*Exercise prompt*
In your copy, leave out the pictures; write out all the data exactly.

-- START OF Raw data --

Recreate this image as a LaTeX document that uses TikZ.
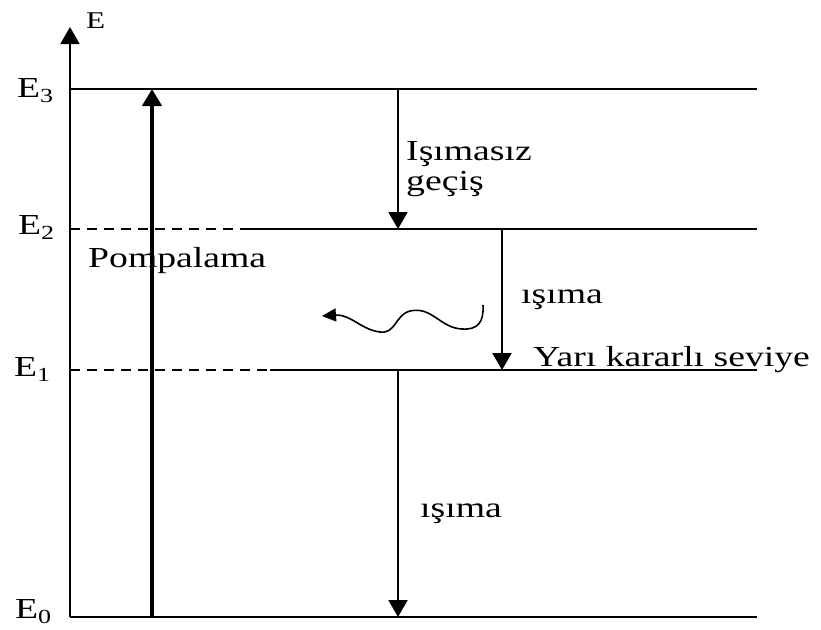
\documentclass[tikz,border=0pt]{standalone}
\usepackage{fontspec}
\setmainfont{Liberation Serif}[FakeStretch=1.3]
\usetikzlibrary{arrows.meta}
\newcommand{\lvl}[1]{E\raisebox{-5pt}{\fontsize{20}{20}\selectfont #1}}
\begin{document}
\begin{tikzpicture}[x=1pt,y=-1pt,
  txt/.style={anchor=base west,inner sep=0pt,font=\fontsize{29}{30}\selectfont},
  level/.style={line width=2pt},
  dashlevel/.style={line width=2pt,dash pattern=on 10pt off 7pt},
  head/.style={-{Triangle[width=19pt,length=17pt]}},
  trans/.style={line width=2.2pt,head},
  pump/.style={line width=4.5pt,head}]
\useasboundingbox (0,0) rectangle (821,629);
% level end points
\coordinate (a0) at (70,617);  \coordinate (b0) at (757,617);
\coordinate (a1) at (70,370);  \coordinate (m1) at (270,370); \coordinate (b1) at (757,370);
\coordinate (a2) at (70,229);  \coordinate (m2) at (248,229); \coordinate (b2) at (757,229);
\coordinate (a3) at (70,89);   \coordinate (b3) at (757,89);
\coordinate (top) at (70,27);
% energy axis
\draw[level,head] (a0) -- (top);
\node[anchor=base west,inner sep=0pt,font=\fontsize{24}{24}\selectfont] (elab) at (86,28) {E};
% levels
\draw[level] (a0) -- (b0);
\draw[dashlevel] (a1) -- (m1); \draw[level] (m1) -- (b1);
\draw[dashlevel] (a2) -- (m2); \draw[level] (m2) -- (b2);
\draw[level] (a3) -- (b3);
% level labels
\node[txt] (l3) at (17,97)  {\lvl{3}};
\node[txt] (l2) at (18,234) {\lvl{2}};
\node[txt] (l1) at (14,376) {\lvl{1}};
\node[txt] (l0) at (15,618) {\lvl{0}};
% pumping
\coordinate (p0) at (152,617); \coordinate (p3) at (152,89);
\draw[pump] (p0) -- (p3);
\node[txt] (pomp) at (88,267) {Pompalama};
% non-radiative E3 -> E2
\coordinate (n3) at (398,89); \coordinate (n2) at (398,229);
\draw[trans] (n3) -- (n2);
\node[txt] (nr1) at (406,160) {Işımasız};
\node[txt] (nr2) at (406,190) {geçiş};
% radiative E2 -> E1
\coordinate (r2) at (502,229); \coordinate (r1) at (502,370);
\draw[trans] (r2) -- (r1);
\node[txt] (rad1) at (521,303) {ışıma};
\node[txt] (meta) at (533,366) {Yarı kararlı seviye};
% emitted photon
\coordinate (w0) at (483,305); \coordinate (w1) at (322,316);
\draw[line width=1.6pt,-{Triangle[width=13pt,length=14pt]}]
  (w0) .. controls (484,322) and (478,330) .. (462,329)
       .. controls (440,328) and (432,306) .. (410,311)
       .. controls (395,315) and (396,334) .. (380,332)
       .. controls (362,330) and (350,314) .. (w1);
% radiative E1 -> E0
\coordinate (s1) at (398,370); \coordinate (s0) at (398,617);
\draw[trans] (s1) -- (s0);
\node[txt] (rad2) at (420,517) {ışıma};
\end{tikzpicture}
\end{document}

-- END OF Raw data --

*Output of the task*
Recreate this image as a LaTeX document that uses TikZ.
\documentclass[tikz,border=0pt]{standalone}
\usepackage{fontspec}
\setmainfont{Liberation Serif}[FakeStretch=1.3]
\usetikzlibrary{arrows.meta}
\newcommand{\lvl}[1]{E\raisebox{-5pt}{\fontsize{20}{20}\selectfont #1}}
\begin{document}
\begin{tikzpicture}[x=1pt,y=-1pt,
  txt/.style={anchor=base west,inner sep=0pt,font=\fontsize{29}{30}\selectfont},
  level/.style={line width=2pt},
  dashlevel/.style={line width=2pt,dash pattern=on 10pt off 7pt},
  head/.style={-{Triangle[width=19pt,length=17pt]}},
  trans/.style={line width=2.2pt,head},
  pump/.style={line width=4.5pt,head}]
\useasboundingbox (0,0) rectangle (821,629);
% level end points
\coordinate (a0) at (70,617);  \coordinate (b0) at (757,617);
\coordinate (a1) at (70,370);  \coordinate (m1) at (270,370); \coordinate (b1) at (757,370);
\coordinate (a2) at (70,229);  \coordinate (m2) at (248,229); \coordinate (b2) at (757,229);
\coordinate (a3) at (70,89);   \coordinate (b3) at (757,89);
\coordinate (top) at (70,27);
% energy axis
\draw[level,head] (a0) -- (top);
\node[anchor=base west,inner sep=0pt,font=\fontsize{24}{24}\selectfont] (elab) at (86,28) {E};
% levels
\draw[level] (a0) -- (b0);
\draw[dashlevel] (a1) -- (m1); \draw[level] (m1) -- (b1);
\draw[dashlevel] (a2) -- (m2); \draw[level] (m2) -- (b2);
\draw[level] (a3) -- (b3);
% level labels
\node[txt] (l3) at (17,97)  {\lvl{3}};
\node[txt] (l2) at (18,234) {\lvl{2}};
\node[txt] (l1) at (14,376) {\lvl{1}};
\node[txt] (l0) at (15,618) {\lvl{0}};
% pumping
\coordinate (p0) at (152,617); \coordinate (p3) at (152,89);
\draw[pump] (p0) -- (p3);
\node[txt] (pomp) at (88,267) {Pompalama};
% non-radiative E3 -> E2
\coordinate (n3) at (398,89); \coordinate (n2) at (398,229);
\draw[trans] (n3) -- (n2);
\node[txt] (nr1) at (406,160) {Işımasız};
\node[txt] (nr2) at (406,190) {geçiş};
% radiative E2 -> E1
\coordinate (r2) at (502,229); \coordinate (r1) at (502,370);
\draw[trans] (r2) -- (r1);
\node[txt] (rad1) at (521,303) {ışıma};
\node[txt] (meta) at (533,366) {Yarı kararlı seviye};
% emitted photon
\coordinate (w0) at (483,305); \coordinate (w1) at (322,316);
\draw[line width=1.6pt,-{Triangle[width=13pt,length=14pt]}]
  (w0) .. controls (484,322) and (478,330) .. (462,329)
       .. controls (440,328) and (432,306) .. (410,311)
       .. controls (395,315) and (396,334) .. (380,332)
       .. controls (362,330) and (350,314) .. (w1);
% radiative E1 -> E0
\coordinate (s1) at (398,370); \coordinate (s0) at (398,617);
\draw[trans] (s1) -- (s0);
\node[txt] (rad2) at (420,517) {ışıma};
\end{tikzpicture}
\end{document}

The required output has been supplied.